Die Familie – aus der Baha'i-Sicht

Statements

Die Familie – aus der Baha'i-Sicht

Eine Erklärung der Internationalen Baha'i-Gemeinde zur Beratung über »Die Familie als das erste Gemeinwesen«, die von der Arbeitsgruppe Familie der New Yorker Nichtstaatlichen Organisationen durchgeführt wurde.

New York—7 January 1987

Obwohl die meisten Gemeinwesen und Kulturen die Familie als eine notwendige und fundamentale Grundeinheit anerkennen, gibt es heute so viele Umgestaltungen, die das Wohl der Familie und das Glück ihrer Mitglieder bedrohen. Die Familie ist ein Mikrokosmos dieser Welt. Ihre Einheit muss vor dem Zerfall beschützt werden, wenn die Einheit und der Friede unseres Planeten verwirklicht werden sollen.

Die Bahá’í-Schriften legen großen Wert auf die Würde des Menschen. Sie betonen wie wichtig es ist, dass jeder Mensch sich die edelsten Fähigkeiten aneigne, um damit seinen besten Interessen sowie denen der Menschheit dienen zu können. Aus diesem Grunde haben die Bahá’í-Gemeinden der ganzen Welt neue Lehren und Prinzipien akzeptiert – und setzen diese in die Praxis um –, die sich auf die Gleichberechtigung von Mann und Frau, auf den wahren und letztendlichen Zweck der Ehe und des Familienlebens, auf die Beziehung der Familienmitglieder zueinander und zur Gesellschaft als Ganzes und auf die Erziehung der Kinder beziehen.

Die nachfolgenden Auszüge aus den Bahá’í-Schriften veranschaulichen die von den Bahá’í angestrebten Ziele.

Die Einheit und das Wohlergehen der Familie

»Wenn in einer Familie Liebe und Einklang herrschen, wird diese Familie vorankommen und geistig erleuchtet werden, wenn aber Feindschaft und Haß in ihr sind, können Zerstörung und Auflösung nicht ausbleiben.« (1)

»Wie leicht lassen sich die Angelegenheiten einer Familie regeln, wenn Einheit herrscht, welche Fortschritte machen dann die Familienmitglieder, wie erfolgreich sind sie in der Welt. Ihre Beziehungen sind geordnet, sie erfreuen sich behaglicher Ruhe.

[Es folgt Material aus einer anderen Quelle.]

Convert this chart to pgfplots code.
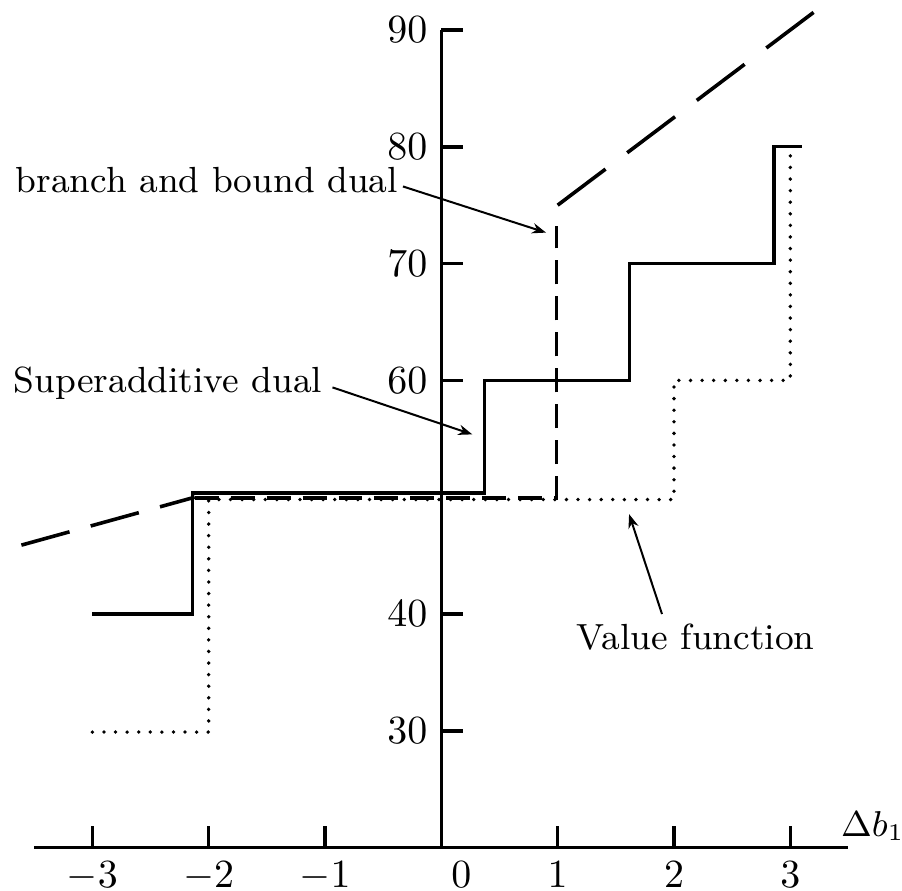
\documentclass[border=0pt]{standalone}
\usepackage{pgfplots}
\pgfplotsset{compat=1.18}
\usetikzlibrary{arrows.meta}

\begin{document}
\begin{tikzpicture}
\begin{axis}[
    x=29.125pt, y=2.925pt,
    xmin=-3.5, xmax=3.5,
    ymin=20, ymax=90,
    axis x line*=bottom,
    axis y line*=middle,
    axis line style={line width=0.9pt},
    xtick={-3,-2,-1,0,1,2,3},
    xticklabels={$-3$,$-2$,$-1$,\hspace*{10pt}$0$,$1$,$2$,$3$},
    ytick={30,40,60,70,80,90},
    tick align=inside,
    major tick length=5.5pt,
    tick style={line width=0.9pt, black},
    tick label style={font=\fontsize{9.6}{11}\selectfont},
    clip=false,
]

% value function
\addplot[black, line width=0.95pt, line cap=round, dash pattern=on 0pt off 2.9pt] coordinates {
    (-3,29.9) (-2,29.9) (-2,49.8) (2,49.8) (2,60) (3,60) (3,80)
};

% branch and bound dual
\addplot[black, line width=0.9pt, dash pattern=on 12.5pt off 5.5pt] coordinates {
    (-3.61,45.9) (-2.12,50)
};
\addplot[black, line width=0.95pt, dash pattern=on 6pt off 3pt] coordinates {
    (-2.12,49.95) (0.99,49.95) (0.99,73.2)
};
\addplot[black, line width=0.9pt, dash pattern=on 15pt off 6.8pt] coordinates {
    (1.0,75) (3.2,91.5)
};

% superadditive dual
\addplot[black, line width=0.85pt] coordinates {
    (-3,40) (-2.14,40) (-2.14,50.35) (0.37,50.35) (0.37,60) (1.62,60)
    (1.62,70) (2.86,70) (2.86,80) (3.1,80)
};

\coordinate (bbl) at (axis cs:-3.794,16.32);
\coordinate (btr) at (axis cs:3.96,92.56);

\begin{scope}[font=\fontsize{9.1}{11}\selectfont]
\node[anchor=base west, inner sep=0] at (axis cs:-3.665,76.07) {branch and bound dual};
\node[anchor=base west, inner sep=0] at (axis cs:-3.682,58.97) {Superadditive dual};
\node[anchor=base west, inner sep=0] at (axis cs:1.159,37.0) {Value function};
\end{scope}
\node[anchor=base west, inner sep=0, font=\fontsize{9.2}{11}\selectfont] at (axis cs:3.43,20.94) {$\Delta b_1$};

\draw[line width=0.5pt, -{Stealth[length=3.5pt,width=2.6pt]}] (axis cs:-0.33,76.6) -- (axis cs:0.90,72.65);
\draw[line width=0.5pt, -{Stealth[length=3.5pt,width=2.6pt]}] (axis cs:-0.936,59.4) -- (axis cs:0.266,55.38);
\draw[line width=0.5pt, -{Stealth[length=3.5pt,width=2.6pt]}] (axis cs:1.897,40.0) -- (axis cs:1.614,48.55);

\end{axis}
\pgfresetboundingbox
\path[use as bounding box] (bbl) rectangle (btr);
\end{tikzpicture}
\end{document}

Sie sind ohne Sorge, ihre Stellung ist gesichert, sie werden von allen beneidet. Mit jedem Tag festigt eine solche Familie ihre Stellung und mehrt ihre dauernde Ehre. (2)

»Eine der wesentlichen Lehren des (Bahá’í-)Glaubens ist, daß in der Familie die Einheit erhalten werden muß.« (3)

»Die Beziehung zwischen den Ehepartnern muß im Zusammenhang mit dem Bahá’í-Ideal des Familienlebens gesehen werden. Bahá’u’lláh, der Gründer des Bahá’í-Glaubens, kam, der Welt die Einheit zu bringen, und eine grundlegende Einheit ist die der Familie. Daher müssen wir daran glauben, daß der (Bahá’í-)Glaube die Familie stärken und nicht schwächen will, und ein Schlüssel zu dieser Stärkung der Einheit ist liebevolle Beratung. Die Atmosphäre in einer Bahá’í-Familie sollte ebenso wie in der gesamten Gemeinde …‘nicht diktatorische Gewalt, sondern demütige Freundschaft, nicht despotische Machtausübung, sondern den Geist freier, liebevoller Beratung’ ausdrücken.« (4)

»Trotz liebevoller Beratung verbleiben in jeder Gruppe gelegentlich Fragen, über die sich keine Übereinstimmung erzielen läßt… Jedoch kann es keine Stimmenmehrheit mehr geben, wenn nur zwei Partner betroffen sind, wie im Falle von Mann und Frau. Deshalb sollte manchmal eine Frau ihrem Mann und manchmal ein Mann seiner Frau nachgeben, aber keiner sollte jemals den anderen unbillig beherrschen.« (5)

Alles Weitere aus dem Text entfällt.